> _PROBLEM_
Write the data below out exactly as it stands. Do not include the pictures.

# # # # #

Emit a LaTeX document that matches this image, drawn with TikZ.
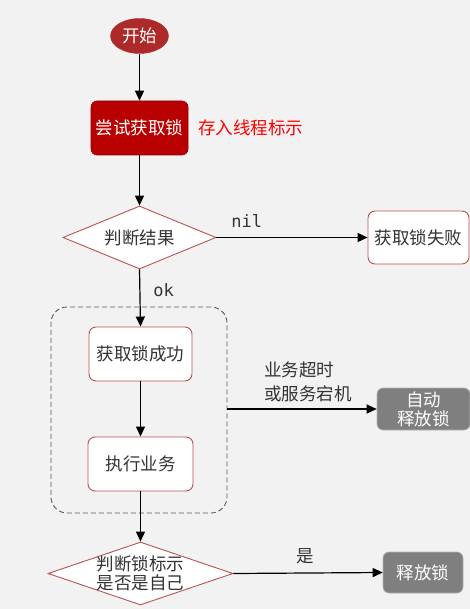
\documentclass[tikz,border=0pt]{standalone}
\usepackage{fontspec}
\setmainfont{Noto Sans CJK SC}
\newfontfamily\monof{DejaVu Sans Mono}
\usetikzlibrary{shapes.geometric,arrows.meta,positioning}
\definecolor{bg}{HTML}{F2F2F2}
\definecolor{txt}{HTML}{333333}
\definecolor{redb}{HTML}{B85450}
\definecolor{startc}{HTML}{AE2A2A}
\definecolor{tryc}{HTML}{B80000}
\definecolor{grayc}{HTML}{7F7F7F}
\tikzset{
  every node/.style={font=\fontsize{17.5}{20}\selectfont, text=txt},
  box/.style={draw=redb, fill=white, rounded corners=7pt, line width=0.9pt, inner sep=0pt},
  graybox/.style={draw=gray!60, fill=grayc, rounded corners=6pt, line width=0.6pt, inner sep=0pt, text=white, align=center},
  dia/.style={diamond, draw=redb, fill=white, line width=0.9pt, inner sep=0pt},
  arr/.style={draw=black, line width=1.2pt, -{Triangle[length=10pt,width=9pt]}},
  lbl/.style={text=txt, inner sep=0pt}
}
\begin{document}
\begin{tikzpicture}[x=1pt,y=-1pt]
\fill[bg] (0,0) rectangle (470,609);
\useasboundingbox (0,0) rectangle (470,609);
% start
\node[ellipse, fill=startc, draw=startc, text=white, minimum width=58pt, minimum height=35pt, inner sep=0pt] (start) at (139.5,36) {开始};
% try
\node[draw=tryc!80!black, fill=tryc, rounded corners=6pt, line width=0.6pt, text=white, minimum width=97pt, minimum height=54pt, inner sep=0pt] (try) at (139.5,128) {尝试获取锁};
\node[lbl, text=red, anchor=west] (store) at (198,128) {存入线程标示};
% diamond 1
\node[dia, minimum width=153pt, minimum height=63pt, shape aspect=2.43] (d1) at (139.5,237.5) {};
\node[lbl] (d1t) at (139.5,237.5) {判断结果};
% fail
\node[box, minimum width=101pt, minimum height=53pt] (fail) at (418.5,237.5) {获取锁失败};
% group
\node[draw=gray!70!black, dashed, dash pattern=on 5pt off 3pt, rounded corners=16pt, line width=0.9pt, minimum width=176pt, minimum height=206pt, inner sep=0pt] (grp) at (139,410) {};
% success
\node[box, minimum width=103pt, minimum height=54pt] (succ) at (140.5,354) {获取锁成功};
% exec
\node[box, minimum width=105pt, minimum height=54pt] (exec) at (140.5,464) {执行业务};
% auto release
\node[graybox, minimum width=93pt, minimum height=42pt, font=\fontsize{17.5}{19}\selectfont] (auto) at (423.5,409) {自动\\释放锁};
% diamond 2
\node[dia, minimum width=185pt, minimum height=63pt, shape aspect=2.94] (d2) at (140.5,573.5) {};
\node[lbl, align=center, font=\fontsize{17.5}{19}\selectfont] (d2t) at (140.5,573) {判断锁标示\\是否是自己};
% release
\node[graybox, minimum width=80pt, minimum height=41pt] (rel) at (423,572.5) {释放锁};
% connectors
\draw[arr] (start) -- (try);
\draw[arr] (try) -- (d1);
\draw[arr] (d1.east) -- (fail.west) node[lbl, pos=0.2, above=9pt, font=\monof\fontsize{17}{19}\selectfont] (nil) {nil};
\draw[arr] (d1.south) -- (succ.north) node[lbl, pos=0.36, right=13pt, font=\monof\fontsize{17}{19}\selectfont] (ok) {ok};
\draw[arr] (succ) -- (exec);
\draw[arr] (exec.south) -- (d2.north);
\coordinate (gout) at (grp.east |- auto.west);
\draw[arr] (gout) -- (auto.west);
\node[lbl, align=left, anchor=west, font=\fontsize{17.5}{24}\selectfont] (why) at (264,382) {业务超时\\或服务宕机};
\draw[arr] (d2.east) -- (rel.west) node[lbl, pos=0.48, above=9pt] (yes) {是};
\end{tikzpicture}
\end{document}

# # # # #

> _FINISHED TASK_
Emit a LaTeX document that matches this image, drawn with TikZ.
\documentclass[tikz,border=0pt]{standalone}
\usepackage{fontspec}
\setmainfont{Noto Sans CJK SC}
\newfontfamily\monof{DejaVu Sans Mono}
\usetikzlibrary{shapes.geometric,arrows.meta,positioning}
\definecolor{bg}{HTML}{F2F2F2}
\definecolor{txt}{HTML}{333333}
\definecolor{redb}{HTML}{B85450}
\definecolor{startc}{HTML}{AE2A2A}
\definecolor{tryc}{HTML}{B80000}
\definecolor{grayc}{HTML}{7F7F7F}
\tikzset{
  every node/.style={font=\fontsize{17.5}{20}\selectfont, text=txt},
  box/.style={draw=redb, fill=white, rounded corners=7pt, line width=0.9pt, inner sep=0pt},
  graybox/.style={draw=gray!60, fill=grayc, rounded corners=6pt, line width=0.6pt, inner sep=0pt, text=white, align=center},
  dia/.style={diamond, draw=redb, fill=white, line width=0.9pt, inner sep=0pt},
  arr/.style={draw=black, line width=1.2pt, -{Triangle[length=10pt,width=9pt]}},
  lbl/.style={text=txt, inner sep=0pt}
}
\begin{document}
\begin{tikzpicture}[x=1pt,y=-1pt]
\fill[bg] (0,0) rectangle (470,609);
\useasboundingbox (0,0) rectangle (470,609);
% start
\node[ellipse, fill=startc, draw=startc, text=white, minimum width=58pt, minimum height=35pt, inner sep=0pt] (start) at (139.5,36) {开始};
% try
\node[draw=tryc!80!black, fill=tryc, rounded corners=6pt, line width=0.6pt, text=white, minimum width=97pt, minimum height=54pt, inner sep=0pt] (try) at (139.5,128) {尝试获取锁};
\node[lbl, text=red, anchor=west] (store) at (198,128) {存入线程标示};
% diamond 1
\node[dia, minimum width=153pt, minimum height=63pt, shape aspect=2.43] (d1) at (139.5,237.5) {};
\node[lbl] (d1t) at (139.5,237.5) {判断结果};
% fail
\node[box, minimum width=101pt, minimum height=53pt] (fail) at (418.5,237.5) {获取锁失败};
% group
\node[draw=gray!70!black, dashed, dash pattern=on 5pt off 3pt, rounded corners=16pt, line width=0.9pt, minimum width=176pt, minimum height=206pt, inner sep=0pt] (grp) at (139,410) {};
% success
\node[box, minimum width=103pt, minimum height=54pt] (succ) at (140.5,354) {获取锁成功};
% exec
\node[box, minimum width=105pt, minimum height=54pt] (exec) at (140.5,464) {执行业务};
% auto release
\node[graybox, minimum width=93pt, minimum height=42pt, font=\fontsize{17.5}{19}\selectfont] (auto) at (423.5,409) {自动\\释放锁};
% diamond 2
\node[dia, minimum width=185pt, minimum height=63pt, shape aspect=2.94] (d2) at (140.5,573.5) {};
\node[lbl, align=center, font=\fontsize{17.5}{19}\selectfont] (d2t) at (140.5,573) {判断锁标示\\是否是自己};
% release
\node[graybox, minimum width=80pt, minimum height=41pt] (rel) at (423,572.5) {释放锁};
% connectors
\draw[arr] (start) -- (try);
\draw[arr] (try) -- (d1);
\draw[arr] (d1.east) -- (fail.west) node[lbl, pos=0.2, above=9pt, font=\monof\fontsize{17}{19}\selectfont] (nil) {nil};
\draw[arr] (d1.south) -- (succ.north) node[lbl, pos=0.36, right=13pt, font=\monof\fontsize{17}{19}\selectfont] (ok) {ok};
\draw[arr] (succ) -- (exec);
\draw[arr] (exec.south) -- (d2.north);
\coordinate (gout) at (grp.east |- auto.west);
\draw[arr] (gout) -- (auto.west);
\node[lbl, align=left, anchor=west, font=\fontsize{17.5}{24}\selectfont] (why) at (264,382) {业务超时\\或服务宕机};
\draw[arr] (d2.east) -- (rel.west) node[lbl, pos=0.48, above=9pt] (yes) {是};
\end{tikzpicture}
\end{document}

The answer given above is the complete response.